Mejor establecido está, en todo caso, que comer rápido afecta de forma negativa al mecanismo de la saciedad. En 2014, un estudio también coordinado por Robinson (revisión sistemática de la literatura científica) indicó que «una tasa más lenta de alimentación se asoció con un menor consumo de energía en comparación con una tasa más rápida de alimentación». Es decir, cuando comemos rápido es muy probable que comamos más.
3. Ganar peso
De lo explicado hasta ahora se puede deducir que no solo el tamaño de la ración condiciona lo que comemos, tal y como se abordó en esta publicación en octubre de 2015, sino que también lo hace la velocidad a la que ingerimos. Y ambos factores nos hacen proclives a ganar peso, aunque todo dependerá de la frecuencia con la que consumamos grandes raciones de alimentos y comamos deprisa.
Robinson y sus colaboradores explicaron en su estudio de 2014 que comer a gran velocidad podría ser un factor más de los que contribuyen a la ganancia de peso y a la obesidad.

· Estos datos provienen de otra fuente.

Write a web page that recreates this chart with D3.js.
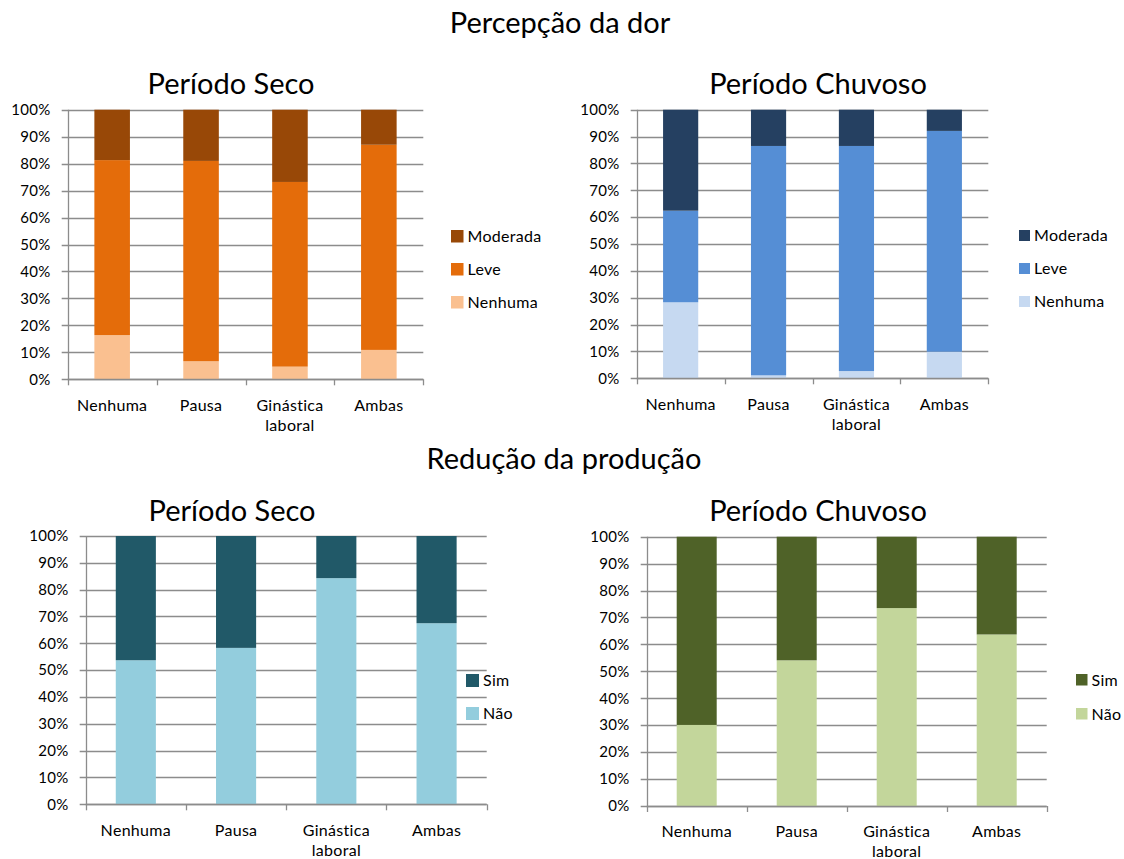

Y, por ello, son partidarios de considerar la reducción de la velocidad a la que comemos como «una intervención efectiva para disminuir el consumo de energía como parte de las estrategias de comportamiento para prevenir y tratar la obesidad».
4. Perder salud
Comer a toda velocidad puede hacer que nos alimentemos peor (por una mala selección de los productos disponibles) y que ganemos peso. Ambos factores pueden deteriorar nuestra salud a largo plazo. Una mala alimentación es un factor clave en el desarrollo de las llamadas enfermedades no transmisibles, responsables de la mayor parte de las muertes prevenibles en nuestra sociedad. La obesidad, por su parte, también aumenta el riesgo de dichas enfermedades, además de suponer una de las principales cargas económicas en los países desarrollados. Hoy por hoy, el gasto que implica abordar la obesidad asciende a entre un 2% y un 20% del presupuesto sanitario.
5. Dar mal ejemplo
Cuando comemos rápido estamos transmitiendo un mal modelo a nuestros hijos, que nos toman como referentes a seguir. De ahí que a los consabidos consejos de predicar con el ejemplo en la mesa (sea con nuestros modales o, también, con el seguimiento habitual de una dieta saludable), de apagar la televisión y de respetar las sensaciones de hambre y saciedad de los niños, no está de más añadir otra recomendación: comer sin prisas. Nos permitirá disfrutar no solo de la comida, sino también de la impagable compañía de nuestra familia.